### SUPPLIED MATERIAL

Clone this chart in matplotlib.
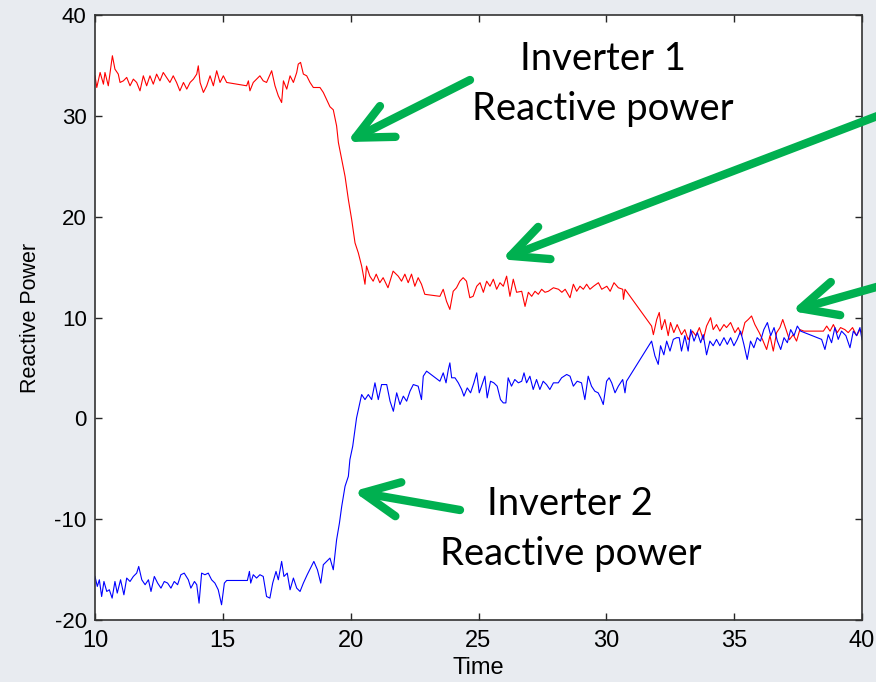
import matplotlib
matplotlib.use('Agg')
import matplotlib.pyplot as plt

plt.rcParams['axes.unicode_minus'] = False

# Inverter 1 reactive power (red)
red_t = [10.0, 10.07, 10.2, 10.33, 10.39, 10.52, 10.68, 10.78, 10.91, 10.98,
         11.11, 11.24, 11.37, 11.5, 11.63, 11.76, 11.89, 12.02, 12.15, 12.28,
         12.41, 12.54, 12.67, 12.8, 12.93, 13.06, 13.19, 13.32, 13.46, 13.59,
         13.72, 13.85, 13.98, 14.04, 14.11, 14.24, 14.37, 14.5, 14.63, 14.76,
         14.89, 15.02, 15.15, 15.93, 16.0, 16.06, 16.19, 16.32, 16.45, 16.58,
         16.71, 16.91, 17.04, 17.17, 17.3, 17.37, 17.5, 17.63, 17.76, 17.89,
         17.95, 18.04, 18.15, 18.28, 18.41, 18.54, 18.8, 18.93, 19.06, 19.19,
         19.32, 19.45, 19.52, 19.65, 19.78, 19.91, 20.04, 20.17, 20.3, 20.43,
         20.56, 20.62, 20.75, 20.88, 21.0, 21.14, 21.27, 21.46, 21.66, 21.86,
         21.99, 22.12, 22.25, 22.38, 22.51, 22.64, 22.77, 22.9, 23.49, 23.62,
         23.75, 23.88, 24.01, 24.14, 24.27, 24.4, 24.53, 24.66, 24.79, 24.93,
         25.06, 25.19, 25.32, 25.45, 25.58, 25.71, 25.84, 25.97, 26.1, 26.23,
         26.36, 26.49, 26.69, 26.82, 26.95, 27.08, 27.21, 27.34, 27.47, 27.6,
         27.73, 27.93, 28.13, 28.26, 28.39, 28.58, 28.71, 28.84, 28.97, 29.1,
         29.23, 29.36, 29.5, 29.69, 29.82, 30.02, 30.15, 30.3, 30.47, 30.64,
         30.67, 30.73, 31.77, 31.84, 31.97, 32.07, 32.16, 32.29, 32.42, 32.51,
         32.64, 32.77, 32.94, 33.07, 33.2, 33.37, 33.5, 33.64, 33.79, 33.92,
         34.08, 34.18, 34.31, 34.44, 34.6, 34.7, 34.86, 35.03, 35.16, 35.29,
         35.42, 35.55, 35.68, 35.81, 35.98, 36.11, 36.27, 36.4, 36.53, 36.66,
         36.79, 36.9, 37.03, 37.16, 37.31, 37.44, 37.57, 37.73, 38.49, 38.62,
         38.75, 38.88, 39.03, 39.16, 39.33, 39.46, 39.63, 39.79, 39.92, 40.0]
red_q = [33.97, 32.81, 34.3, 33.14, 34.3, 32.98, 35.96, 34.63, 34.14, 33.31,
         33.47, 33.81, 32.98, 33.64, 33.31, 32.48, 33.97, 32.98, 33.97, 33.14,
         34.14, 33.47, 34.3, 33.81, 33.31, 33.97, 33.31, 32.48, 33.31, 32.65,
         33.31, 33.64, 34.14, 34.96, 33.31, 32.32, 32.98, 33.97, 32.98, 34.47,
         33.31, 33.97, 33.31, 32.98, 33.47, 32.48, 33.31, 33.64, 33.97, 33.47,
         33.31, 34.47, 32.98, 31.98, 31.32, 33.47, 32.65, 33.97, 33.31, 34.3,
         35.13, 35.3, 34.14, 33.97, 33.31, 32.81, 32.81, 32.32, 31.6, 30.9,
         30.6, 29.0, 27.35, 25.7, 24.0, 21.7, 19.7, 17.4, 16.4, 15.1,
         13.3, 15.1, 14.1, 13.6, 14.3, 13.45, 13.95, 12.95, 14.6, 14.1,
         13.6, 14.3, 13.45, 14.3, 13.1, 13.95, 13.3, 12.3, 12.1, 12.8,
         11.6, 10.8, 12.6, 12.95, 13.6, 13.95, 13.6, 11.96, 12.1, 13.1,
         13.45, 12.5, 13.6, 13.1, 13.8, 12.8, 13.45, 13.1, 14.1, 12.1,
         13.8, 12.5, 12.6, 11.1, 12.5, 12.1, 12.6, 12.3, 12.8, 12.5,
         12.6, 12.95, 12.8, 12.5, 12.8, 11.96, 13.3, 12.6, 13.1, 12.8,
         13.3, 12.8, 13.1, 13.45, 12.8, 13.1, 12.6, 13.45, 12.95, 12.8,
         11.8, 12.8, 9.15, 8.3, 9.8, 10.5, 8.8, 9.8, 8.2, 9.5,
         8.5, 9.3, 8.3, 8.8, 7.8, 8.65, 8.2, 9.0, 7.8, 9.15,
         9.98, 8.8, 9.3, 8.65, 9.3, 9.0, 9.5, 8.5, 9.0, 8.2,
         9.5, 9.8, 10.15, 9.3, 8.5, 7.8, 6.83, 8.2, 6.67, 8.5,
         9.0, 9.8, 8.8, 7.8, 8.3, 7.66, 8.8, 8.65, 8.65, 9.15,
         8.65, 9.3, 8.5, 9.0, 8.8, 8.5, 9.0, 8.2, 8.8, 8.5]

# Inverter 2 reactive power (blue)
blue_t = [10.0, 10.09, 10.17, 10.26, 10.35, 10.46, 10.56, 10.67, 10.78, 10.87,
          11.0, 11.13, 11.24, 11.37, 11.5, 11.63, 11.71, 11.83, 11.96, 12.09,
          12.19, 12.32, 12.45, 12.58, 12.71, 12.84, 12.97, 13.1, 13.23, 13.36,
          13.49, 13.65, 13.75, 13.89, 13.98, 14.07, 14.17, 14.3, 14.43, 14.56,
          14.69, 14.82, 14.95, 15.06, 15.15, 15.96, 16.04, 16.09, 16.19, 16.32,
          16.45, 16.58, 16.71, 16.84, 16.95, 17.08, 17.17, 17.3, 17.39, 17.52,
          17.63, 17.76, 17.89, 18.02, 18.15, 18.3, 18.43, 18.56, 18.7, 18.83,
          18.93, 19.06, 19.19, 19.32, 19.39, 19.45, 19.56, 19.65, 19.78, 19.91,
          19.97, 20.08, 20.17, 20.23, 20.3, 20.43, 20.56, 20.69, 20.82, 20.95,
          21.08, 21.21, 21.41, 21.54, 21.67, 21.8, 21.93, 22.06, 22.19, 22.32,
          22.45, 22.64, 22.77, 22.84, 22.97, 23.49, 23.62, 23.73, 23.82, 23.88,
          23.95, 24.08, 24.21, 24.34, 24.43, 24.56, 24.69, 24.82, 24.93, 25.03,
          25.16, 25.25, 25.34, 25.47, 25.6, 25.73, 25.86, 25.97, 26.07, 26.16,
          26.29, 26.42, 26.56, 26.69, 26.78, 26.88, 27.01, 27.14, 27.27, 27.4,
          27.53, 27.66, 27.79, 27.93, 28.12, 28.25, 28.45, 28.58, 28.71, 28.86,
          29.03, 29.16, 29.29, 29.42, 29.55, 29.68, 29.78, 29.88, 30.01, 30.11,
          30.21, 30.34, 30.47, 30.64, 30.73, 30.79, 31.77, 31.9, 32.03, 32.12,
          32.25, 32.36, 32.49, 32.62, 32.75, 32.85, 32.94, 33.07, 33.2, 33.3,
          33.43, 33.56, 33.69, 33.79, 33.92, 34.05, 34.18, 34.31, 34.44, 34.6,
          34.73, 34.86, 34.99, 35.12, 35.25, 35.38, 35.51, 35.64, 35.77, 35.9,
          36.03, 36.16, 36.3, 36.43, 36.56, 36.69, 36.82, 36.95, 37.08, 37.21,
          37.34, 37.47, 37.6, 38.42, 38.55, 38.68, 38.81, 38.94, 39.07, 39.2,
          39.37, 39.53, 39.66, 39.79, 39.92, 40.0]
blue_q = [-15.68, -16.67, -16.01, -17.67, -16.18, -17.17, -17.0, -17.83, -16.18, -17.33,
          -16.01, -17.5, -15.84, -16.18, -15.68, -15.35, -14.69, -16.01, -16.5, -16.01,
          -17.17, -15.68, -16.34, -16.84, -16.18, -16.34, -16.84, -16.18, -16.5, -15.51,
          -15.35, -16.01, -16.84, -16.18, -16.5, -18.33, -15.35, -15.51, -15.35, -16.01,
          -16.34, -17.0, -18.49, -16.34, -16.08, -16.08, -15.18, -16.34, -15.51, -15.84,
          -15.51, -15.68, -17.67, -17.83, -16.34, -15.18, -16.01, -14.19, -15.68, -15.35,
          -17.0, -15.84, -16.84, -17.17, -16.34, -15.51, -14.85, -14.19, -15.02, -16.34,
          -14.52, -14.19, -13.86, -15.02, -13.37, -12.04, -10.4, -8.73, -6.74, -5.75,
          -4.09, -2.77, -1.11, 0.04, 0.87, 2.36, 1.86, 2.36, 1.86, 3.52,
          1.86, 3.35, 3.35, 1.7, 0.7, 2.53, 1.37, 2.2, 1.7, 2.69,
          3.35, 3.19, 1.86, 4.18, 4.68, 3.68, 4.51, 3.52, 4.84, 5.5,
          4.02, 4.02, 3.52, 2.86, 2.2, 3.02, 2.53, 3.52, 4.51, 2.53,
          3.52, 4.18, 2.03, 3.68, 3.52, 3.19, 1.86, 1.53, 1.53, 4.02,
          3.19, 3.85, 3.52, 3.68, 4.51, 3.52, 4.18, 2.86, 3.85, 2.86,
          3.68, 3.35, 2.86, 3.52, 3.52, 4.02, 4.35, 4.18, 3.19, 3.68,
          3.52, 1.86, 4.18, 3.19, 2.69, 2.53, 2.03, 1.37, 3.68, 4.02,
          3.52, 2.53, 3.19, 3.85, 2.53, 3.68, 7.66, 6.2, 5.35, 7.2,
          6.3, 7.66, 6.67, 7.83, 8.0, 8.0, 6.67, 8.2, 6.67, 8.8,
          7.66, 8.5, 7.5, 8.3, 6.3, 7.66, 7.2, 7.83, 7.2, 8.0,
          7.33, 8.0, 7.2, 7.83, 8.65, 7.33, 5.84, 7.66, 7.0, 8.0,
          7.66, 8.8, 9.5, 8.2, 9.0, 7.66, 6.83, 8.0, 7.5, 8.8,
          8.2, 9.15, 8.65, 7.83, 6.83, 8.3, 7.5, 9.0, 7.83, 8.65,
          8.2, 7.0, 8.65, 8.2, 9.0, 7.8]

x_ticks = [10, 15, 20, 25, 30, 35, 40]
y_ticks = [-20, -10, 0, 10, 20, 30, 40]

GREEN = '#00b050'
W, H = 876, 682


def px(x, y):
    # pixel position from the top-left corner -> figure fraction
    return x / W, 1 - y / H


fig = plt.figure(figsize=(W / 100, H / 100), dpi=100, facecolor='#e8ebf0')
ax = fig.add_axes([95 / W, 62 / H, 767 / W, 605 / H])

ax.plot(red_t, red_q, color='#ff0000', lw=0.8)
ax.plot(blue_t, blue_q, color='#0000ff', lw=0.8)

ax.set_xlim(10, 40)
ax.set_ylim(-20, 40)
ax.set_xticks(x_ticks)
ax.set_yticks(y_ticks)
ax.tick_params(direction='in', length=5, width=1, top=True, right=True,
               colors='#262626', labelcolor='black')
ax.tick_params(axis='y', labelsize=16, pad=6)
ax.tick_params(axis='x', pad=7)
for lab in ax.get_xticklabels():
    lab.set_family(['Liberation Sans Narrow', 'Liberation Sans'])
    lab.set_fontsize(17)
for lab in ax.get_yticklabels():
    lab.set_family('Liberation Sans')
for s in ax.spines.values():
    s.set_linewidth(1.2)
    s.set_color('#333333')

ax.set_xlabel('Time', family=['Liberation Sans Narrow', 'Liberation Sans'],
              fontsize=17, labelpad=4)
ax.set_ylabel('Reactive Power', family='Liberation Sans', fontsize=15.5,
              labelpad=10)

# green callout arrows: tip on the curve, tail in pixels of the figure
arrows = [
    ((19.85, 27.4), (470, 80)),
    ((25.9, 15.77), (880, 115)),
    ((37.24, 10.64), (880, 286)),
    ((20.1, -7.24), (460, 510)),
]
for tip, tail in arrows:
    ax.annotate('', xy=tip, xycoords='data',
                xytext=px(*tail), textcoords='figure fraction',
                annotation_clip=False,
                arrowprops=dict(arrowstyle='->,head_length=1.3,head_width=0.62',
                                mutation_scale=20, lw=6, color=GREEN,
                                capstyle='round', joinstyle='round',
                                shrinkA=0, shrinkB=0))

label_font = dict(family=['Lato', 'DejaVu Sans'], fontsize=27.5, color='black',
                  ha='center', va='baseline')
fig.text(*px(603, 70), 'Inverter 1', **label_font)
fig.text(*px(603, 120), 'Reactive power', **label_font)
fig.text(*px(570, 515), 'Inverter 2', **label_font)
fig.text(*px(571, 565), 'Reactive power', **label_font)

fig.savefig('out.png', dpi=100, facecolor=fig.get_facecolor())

### AIM OF THE EXERCISE
Begin at the first line of the data above and repeat each line exactly, stopping after the line containing "plt.rcParams['axes.unicode_minus'] = False". Omit the pictures.

### FINAL RESULT
Clone this chart in matplotlib.
import matplotlib
matplotlib.use('Agg')
import matplotlib.pyplot as plt

plt.rcParams['axes.unicode_minus'] = False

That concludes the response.